The biggest gap I see is the vendor conversation. Advisers spend enormous energy on content and design, then sign a vendor contract without reading the data use clauses. In 2026, with AI image tools everywhere, that oversight carries real risk. A vendor using student photos to train a model is a FERPA violation, and the school bears the consequences, not the vendor.
Administrative partnership is the other piece that gets underestimated. An adviser with a principal who actively backs content decisions is in a completely different position than one operating without that support. If you do not have that relationship yet, building it is worth more than any checklist or workflow tool. Start by sharing your compliance plan with your principal at the beginning of the year. Most administrators are relieved when an adviser brings a structured approach rather than waiting for problems to escalate.
The advisers who get this right are not the ones with the most experience. They are the ones who ask the right questions early and put the answers in writing.
— Jace
How Trailmarkyearbooks supports compliant yearbook production
Trailmarkyearbooks works with elementary, middle, and high schools that need a production partner who understands the compliance pressures advisers face. The process is transparent from the start, with all-inclusive pricing available online and no hidden fees, so advisers can plan budgets without surprises. Design flexibility through Canva, InDesign, or the Trailmarkyearbooks online creator means schools keep control of their content workflow without being forced into a proprietary system.

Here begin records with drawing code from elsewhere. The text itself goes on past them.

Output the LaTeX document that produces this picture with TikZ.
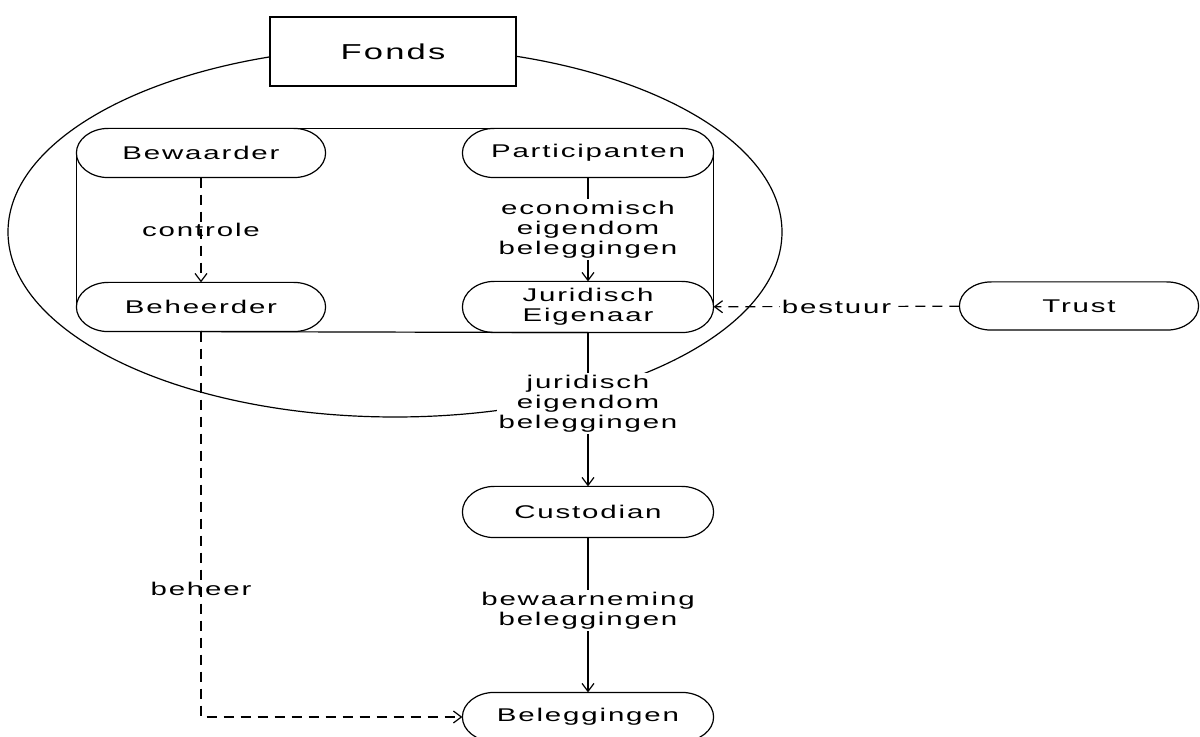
\documentclass[tikz,border=0pt]{standalone}
\usepackage{fontspec}
\setmainfont{Liberation Sans}[FakeStretch=1.6,LetterSpace=10]
\usetikzlibrary{arrows.meta,calc}
\newcommand\pillshape[1]{%
  \draw let \p1=(#1.north), \p2=(#1.south), \n1={(\y1-\y2)/2} in
    ([xshift=16pt]#1.north west) -- ([xshift=-16pt]#1.north east)
    arc[start angle=90, end angle=-90, x radius=16pt, y radius=\n1]
    -- ([xshift=16pt]#1.south west)
    arc[start angle=270, end angle=90, x radius=16pt, y radius=\n1] -- cycle;}
\begin{document}
\begin{tikzpicture}[x=0.5pt,y=-0.5pt,
  every path/.style={line width=0.6pt},
  nodefont/.style={font=\fontsize{9.2}{10}\selectfont},
  box/.style={rectangle, minimum width=125pt, minimum height=24pt, inner sep=0pt, nodefont, align=center, fill=white},
  lab/.style={fill=white, inner sep=1pt, nodefont, align=center},
  plainlab/.style={inner sep=1pt, nodefont, align=center},
  arr/.style={-{Straight Barb[length=4pt,width=6pt]}},
  dashline/.style={dash pattern=on 5pt off 3.5pt}]
\useasboundingbox (0,0) rectangle (1200,737);
% large enclosing ellipse
\draw (395,232) ellipse [x radius=193.5pt, y radius=92.5pt];
\node[draw, fill=white, minimum width=123pt, minimum height=34.5pt, inner sep=0pt, font=\fontsize{10.8}{12}\selectfont] (fonds) at (393,51.5) {Fonds};
% nodes
\node[box, minimum width=124pt] (bew) at (201,153) {Bewaarder};
\node[box, minimum width=124pt] (beh) at (201,307) {Beheerder};
\node[box] (par) at (588,153) {Participanten};
\node[box, minimum height=25pt] (jur) at (588,307) {Juridisch\\Eigenaar};
\node[box, minimum height=25pt] (cus) at (588,512) {Custodian};
\node[box] (bel) at (588,717) {Beleggingen};
\node[box, minimum width=119pt, minimum height=23.5pt] (tru) at (1079,306) {Trust};
\foreach \nm in {bew,beh,par,jur,cus,bel,tru} {\pillshape{\nm}}
% inner frame
\draw (bew.west) -- (beh.west);
\draw (bew.north) -- (par.north);
\draw (beh.south) -- (jur.south);
\draw (par.east) -- (jur.east);
% connectors
\draw[arr, dashline] (bew) -- node[plainlab]{controle} (beh);
\draw[arr] (par) -- node[lab]{economisch\\eigendom\\beleggingen} (jur);
\draw[arr] (jur) -- node[lab, pos=0.46]{juridisch\\eigendom\\beleggingen} (cus);
\draw[arr] (cus) -- node[lab, pos=0.47]{bewaarneming\\beleggingen} (bel);
\coordinate (corner) at (beh.south |- bel.west);
\draw[arr, dashline] (beh.south) -- node[plainlab, pos=0.668]{beheer} (corner) -- (bel.west);
\draw[arr, dashline] (tru) -- node[lab]{bestuur} (jur);
\end{tikzpicture}
\end{document}
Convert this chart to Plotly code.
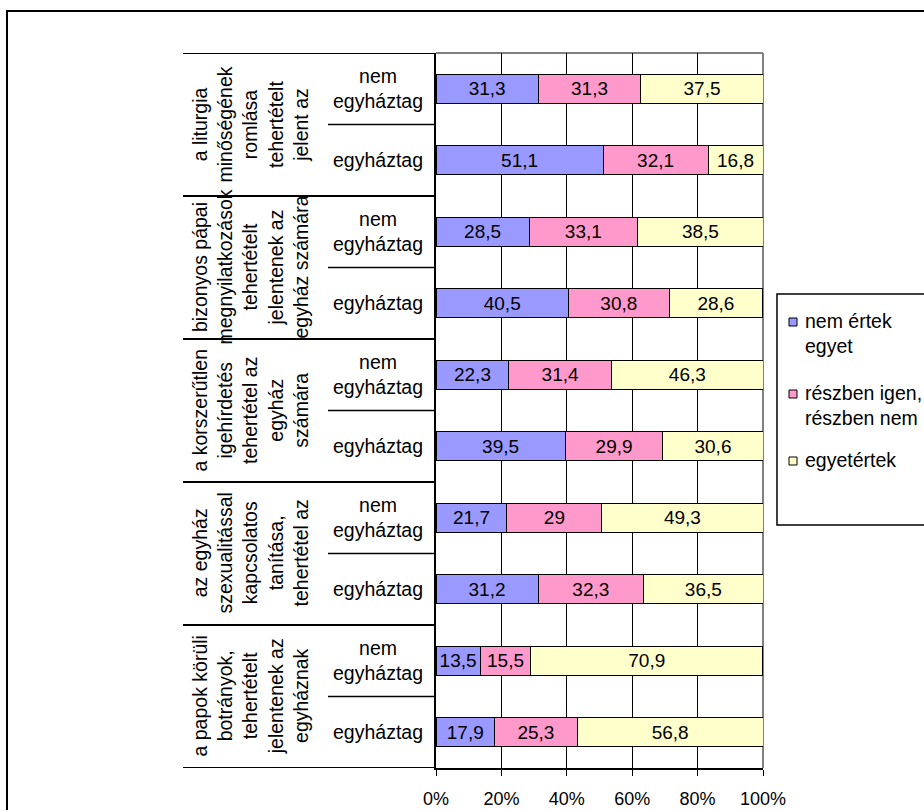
import plotly.graph_objects as go

# ---- data ----
groups = [
    "a liturgia<br>minőségének<br>romlása<br>tehertételt<br>jelent az",
    "bizonyos pápai<br>megnyilatkozások<br>tehertételt<br>jelentenek az<br>egyház számára",
    "a korszerűtlen<br>igehírdetés<br>tehertétel az<br>egyház<br>számára",
    "az egyház<br>szexualitással<br>kapcsolatos<br>tanítása,<br>tehertétel az",
    "a papok körüli<br>botrányok,<br>tehertételt<br>jelentenek az<br>egyháznak",
]
subgroups = ["nem<br>egyháztag", "egyháztag"]
series_names = ["nem értek<br>egyet", "részben igen,<br>részben nem", "egyetértek"]
series_colors = ["#9999FF", "#FF99CC", "#FFFFCC"]

# rows top to bottom: (group1 nem, group1 egyh, group2 nem, ...)
nem_ertek_egyet = [31.3, 51.1, 28.5, 40.5, 22.3, 39.5, 21.7, 31.2, 13.5, 17.9]
reszben = [31.3, 32.1, 33.1, 30.8, 31.4, 29.9, 29.0, 32.3, 15.5, 25.3]
egyetertek = [37.5, 16.8, 38.5, 28.6, 46.3, 30.6, 49.3, 36.5, 70.9, 56.8]
series_values = [nem_ertek_egyet, reszben, egyetertek]

tick_vals = [0, 20, 40, 60, 80, 100]
tick_text = ["0%", "20%", "40%", "60%", "80%", "100%"]

FONT = "Liberation Sans, Arial, sans-serif"
FS_LABEL = 19.5
FS_BAR = 19
FS_TICK = 18

n_rows = len(nem_ertek_egyet)
rows = list(range(n_rows))


def fmt(v):
    s = ("%.1f" % v).rstrip("0").rstrip(".")
    return s.replace(".", ",")


fig = go.Figure()
for name, vals, col in zip(series_names, series_values, series_colors):
    fig.add_trace(go.Bar(
        y=rows, x=vals, orientation="h", name=name,
        marker=dict(color=col, line=dict(color="black", width=1)),
        text=[fmt(v) for v in vals], textposition="inside",
        insidetextanchor="middle",
        textfont=dict(family=FONT, size=FS_BAR, color="black"),
        showlegend=False,
    ))

# plot geometry in px
L, R, T, B = 436, 161, 53, 42
W, H = 924, 810
pw = W - L - R
ph = H - T - B


def px_x(px):
    return (px - L) / pw


def px_y(py):
    return (H - B - py) / ph


shapes = []
# outer frame (extends beyond the image on right/bottom)
shapes.append(dict(type="rect", xref="paper", yref="paper",
                   x0=px_x(7), x1=px_x(940), y0=px_y(830), y1=px_y(11),
                   line=dict(color="black", width=2), layer="above"))
# table lines: group boundaries
xl_group = px_x(183)
xl_sub = px_x(328)
for k in range(len(groups) + 1):
    yb = 2 * k - 0.5
    shapes.append(dict(type="line", xref="paper", yref="y",
                       x0=xl_group, x1=0, y0=yb, y1=yb,
                       line=dict(color="black", width=2)))
for k in range(len(groups)):
    yb = 2 * k + 0.5
    shapes.append(dict(type="line", xref="paper", yref="y",
                       x0=xl_sub, x1=0, y0=yb, y1=yb,
                       line=dict(color="black", width=1.5)))
# gray top and right border of plot area
shapes.append(dict(type="line", xref="paper", yref="paper", x0=0, x1=1, y0=1, y1=1,
                   line=dict(color="#808080", width=2), layer="between"))
shapes.append(dict(type="line", xref="paper", yref="paper", x0=1, x1=1, y0=0, y1=1,
                   line=dict(color="#808080", width=2), layer="between"))

annotations = []
for g, label in enumerate(groups):
    annotations.append(dict(
        xref="paper", yref="y", x=px_x(250), y=2 * g + 0.5, text=label,
        textangle=-90, showarrow=False, xanchor="center", yanchor="middle",
        font=dict(family=FONT, size=FS_LABEL, color="black"), align="center"))
    for s, sub in enumerate(subgroups):
        annotations.append(dict(
            xref="paper", yref="y", x=px_x(378), y=2 * g + s, text=sub,
            showarrow=False, xanchor="center", yanchor="middle",
            font=dict(family=FONT, size=FS_LABEL, color="black"), align="center"))

# ---- legend (drawn as layout box) ----
shapes.append(dict(type="rect", xref="paper", yref="paper",
                   x0=px_x(777), x1=px_x(960), y0=px_y(525), y1=px_y(294),
                   line=dict(color="black", width=1.5), fillcolor="white",
                   layer="above"))
legend_first_line = [322, 394, 461]
for name, col, yc in zip(series_names, series_colors, legend_first_line):
    shapes.append(dict(type="rect", xref="paper", yref="paper",
                       x0=px_x(789), x1=px_x(797), y0=px_y(yc + 4), y1=px_y(yc - 4),
                       line=dict(color="black", width=1), fillcolor=col,
                       layer="above"))
    annotations.append(dict(
        xref="paper", yref="paper", x=px_x(803), y=px_y(yc - 14), text=name,
        showarrow=False, xanchor="left", yanchor="top", align="left",
        font=dict(family=FONT, size=FS_LABEL, color="black")))

fig.update_layout(
    barmode="stack", bargap=0.6,
    width=W, height=H,
    margin=dict(l=L, r=R, t=T, b=B, autoexpand=False),
    plot_bgcolor="white", paper_bgcolor="white",
    font=dict(family=FONT, size=FS_TICK, color="black"),
    xaxis=dict(range=[0, 100], tickvals=tick_vals, ticktext=tick_text,
               showgrid=True, gridcolor="black", gridwidth=1,
               zeroline=False, showline=True, linecolor="black", linewidth=1.5,
               ticks="outside", ticklen=6, tickcolor="black",
               ticklabelstandoff=8,
               tickfont=dict(family=FONT, size=FS_TICK, color="black")),
    yaxis=dict(range=[n_rows - 0.5, -0.5], showticklabels=False, showgrid=False,
               zeroline=False, showline=True, linecolor="black", linewidth=1.5,
               ticks=""),
    showlegend=False,
    shapes=shapes, annotations=annotations,
    uniformtext=dict(minsize=FS_BAR, mode="show"),
)

fig.write_html("out.html",
               config={"displayModeBar": False},
               post_script="document.body.style.margin='0px';document.body.style.overflow='hidden';")
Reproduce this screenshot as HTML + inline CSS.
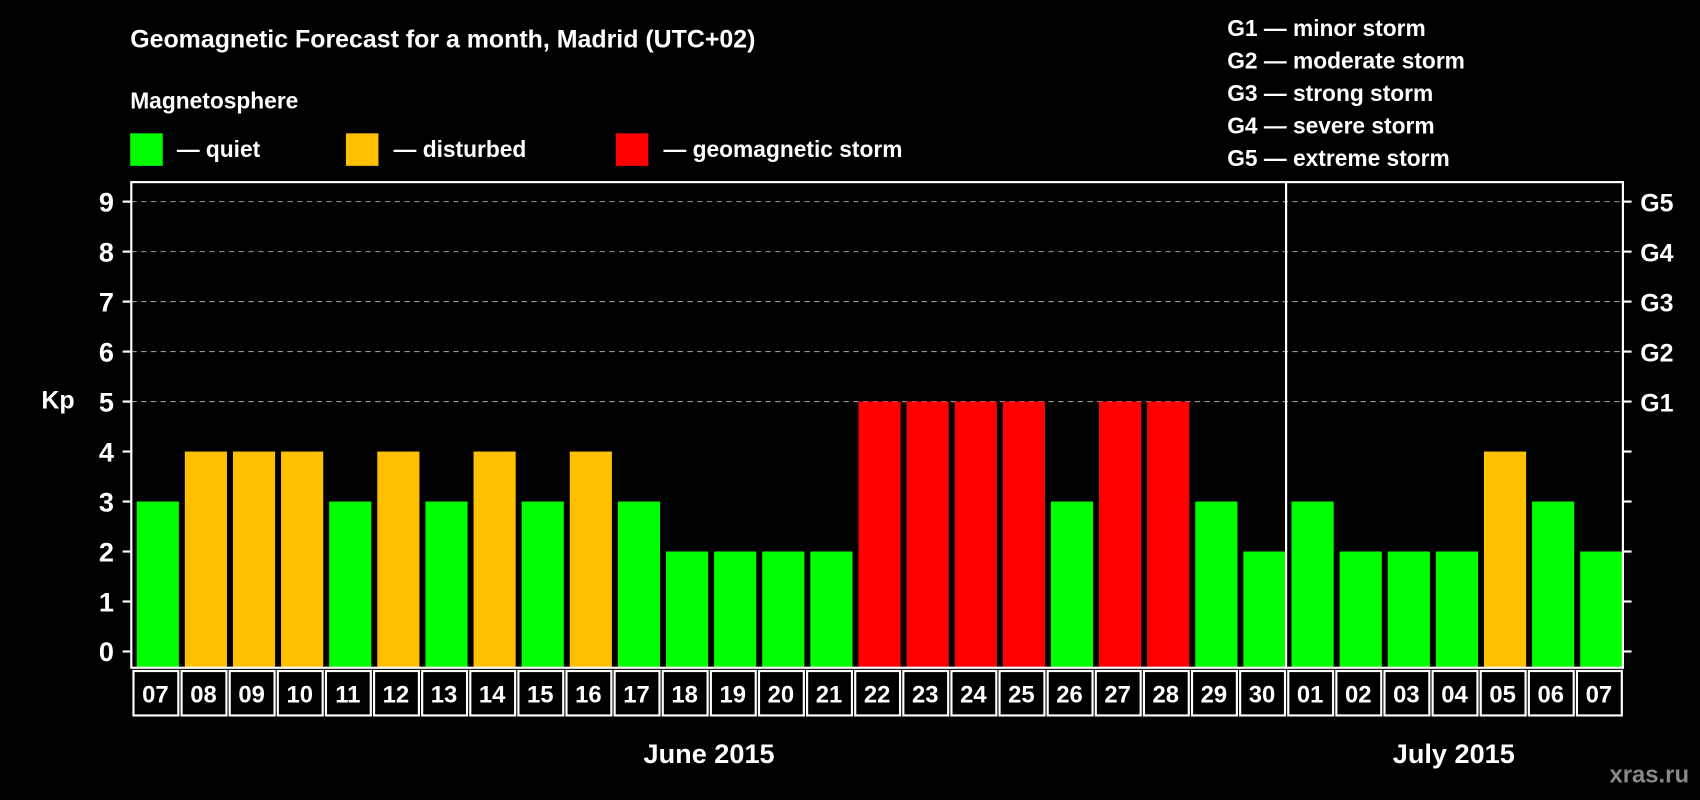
<!DOCTYPE html>
<html><head><meta charset="utf-8"><style>
html,body{margin:0;padding:0;background:#000;}
svg{display:block;font-family:"Liberation Sans",Arial,sans-serif;font-weight:bold;}
</style></head><body>
<svg id="chart" width="1700" height="800" viewBox="0 0 1568 738" xmlns="http://www.w3.org/2000/svg">
<rect width="1568" height="738" fill="#000"/>
<text x="120" y="44" fill="#fff" font-size="23">Geomagnetic Forecast for a month, Madrid (UTC+02)</text>
<text x="120" y="100" fill="#fff" font-size="21">Magnetosphere</text>
<g><rect x="120" y="123" width="30" height="30" fill="#00ff00"/><text x="163" y="145" fill="#fff" font-size="21">— quiet</text></g>
<g><rect x="319" y="123" width="30" height="30" fill="#ffc000"/><text x="363" y="145" fill="#fff" font-size="21">— disturbed</text></g>
<g><rect x="568" y="123" width="30" height="30" fill="#ff0000"/><text x="612" y="145" fill="#fff" font-size="21">— geomagnetic storm</text></g>
<g fill="#fff" font-size="21">
<text x="1132" y="33">G1 — minor storm</text>
<text x="1132" y="63">G2 — moderate storm</text>
<text x="1132" y="93">G3 — strong storm</text>
<text x="1132" y="123">G4 — severe storm</text>
<text x="1132" y="153">G5 — extreme storm</text>
</g>
<text x="38" y="377" fill="#fff" font-size="23">Kp</text>
<g id="grid"></g>
<g id="bars"></g>
<rect x="121" y="168" width="1376" height="448" fill="none" stroke="#fff" stroke-width="2"/>
<g id="axes"></g>
<text x="654" y="704" fill="#fff" font-size="25" text-anchor="middle">June 2015</text>
<text x="1341" y="704" fill="#fff" font-size="25" text-anchor="middle">July 2015</text>
<text x="1558" y="722" fill="#888" font-size="22" text-anchor="end">xras.ru</text>
</svg>
<script>
const days = ["07","08","09","10","11","12","13","14","15","16","17","18","19","20","21","22","23","24","25","26","27","28","29","30","01","02","03","04","05","06","07"];
const kpValues = [3,4,4,4,3,4,3,4,3,4,3,2,2,2,2,5,5,5,5,3,5,5,3,2,3,2,2,2,4,3,2];
const yTicks = [0,1,2,3,4,5,6,7,8,9];
const gLabels = ["","","","","","G1","G2","G3","G4","G5"];
const NS="http://www.w3.org/2000/svg";
const L=121,R=1497,T=168,B=616;
const slot=(R-L)/days.length;
function y(v){return 601-v*(601-186)/9;}
function x(i){return L+i*slot;}
function color(v){return v>=5?"#ff0000":v>=4?"#ffc000":"#00ff00";}
function mk(tag,attrs,parent){const e=document.createElementNS(NS,tag);for(const k in attrs)e.setAttribute(k,attrs[k]);parent.appendChild(e);return e;}
const grid=document.getElementById('grid'),bars=document.getElementById('bars'),axes=document.getElementById('axes');
yTicks.forEach((t,i)=>{
  if(t>=5){const g=mk('line',{x1:L,x2:R,y1:y(t),y2:y(t),stroke:'#999','stroke-dasharray':'5,4','stroke-width':1},grid);
  
  }
  mk('line',{x1:L-8,x2:L,y1:y(t),y2:y(t),stroke:'#fff','stroke-width':2},axes);
  mk('line',{x1:R,x2:R+8,y1:y(t),y2:y(t),stroke:'#fff','stroke-width':2},axes);
  const tl=mk('text',{x:105,y:y(t)+9,fill:'#fff','font-size':25,'text-anchor':'end'},axes);
  tl.textContent=t;
  
  
  if(gLabels[i]){const gl=mk('text',{x:1513,y:y(t)+9,fill:'#fff','font-size':23},axes);
  gl.textContent=gLabels[i];
  
  }
});
kpValues.forEach((v,i)=>{
  const b=mk('rect',{x:x(i)+5,y:y(v),width:slot-5.5,height:B-y(v),fill:color(v)},bars);
  
  
  const box=mk('rect',{x:x(i)+2,y:619,width:slot-3,height:41,fill:'#000',stroke:'#fff','stroke-width':2},axes);
  
  
  const dl=mk('text',{x:x(i)+slot/2,y:648,fill:'#fff','font-size':22,'text-anchor':'middle'},axes);
  dl.textContent=days[i];
  
  
});
const div=mk('line',{x1:x(24),x2:x(24),y1:T,y2:B,stroke:'#fff','stroke-width':2},axes);


</script>
</body></html>
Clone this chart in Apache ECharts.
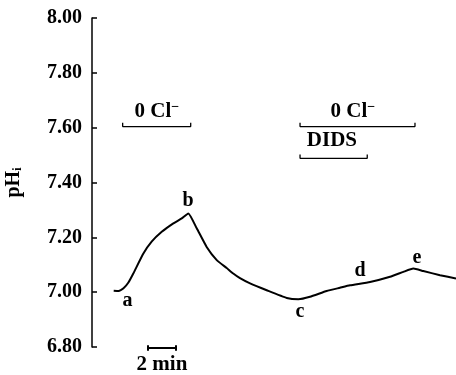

For advisers who want to evaluate print quality before committing, requesting a sample is the fastest way to see what the finished product looks like. Trailmarkyearbooks also offers free design assistance and a 2–3 week turnaround, which gives advisers the buffer they need to complete internal approval steps without rushing the production timeline. If you have compliance questions specific to your district, the support team is available to help you work through them.
FAQ
What laws apply to yearbook program compliance requirements?
FERPA and COPPA are the primary federal laws governing yearbook programs. FERPA protects student photos and PII as education records, while COPPA applies additional consent requirements for students under 13.
How often should schools update media release forms?
Schools should update media release forms annually, before any photography begins. Each form must include explicit notice about yearbook photo use and a clear opt-out option for families.
Are yearbooks considered legal documents?
Yearbooks are not legal documents. They are student publications and cultural records, but schools must still align content and naming conventions with school board policies and community standards.
How many people should review a yearbook proof?
A minimum of three reviewers should check each spread, including at least one person who was not involved in designing those pages. A final administrator sign-off is required before files go to print.
What should advisers check in a digital yearbook vendor contract?
Advisers should confirm the vendor does not sell student data, does not use images for AI training or facial recognition, and provides documented parental opt-out options. Get all data use restrictions in writing before signing.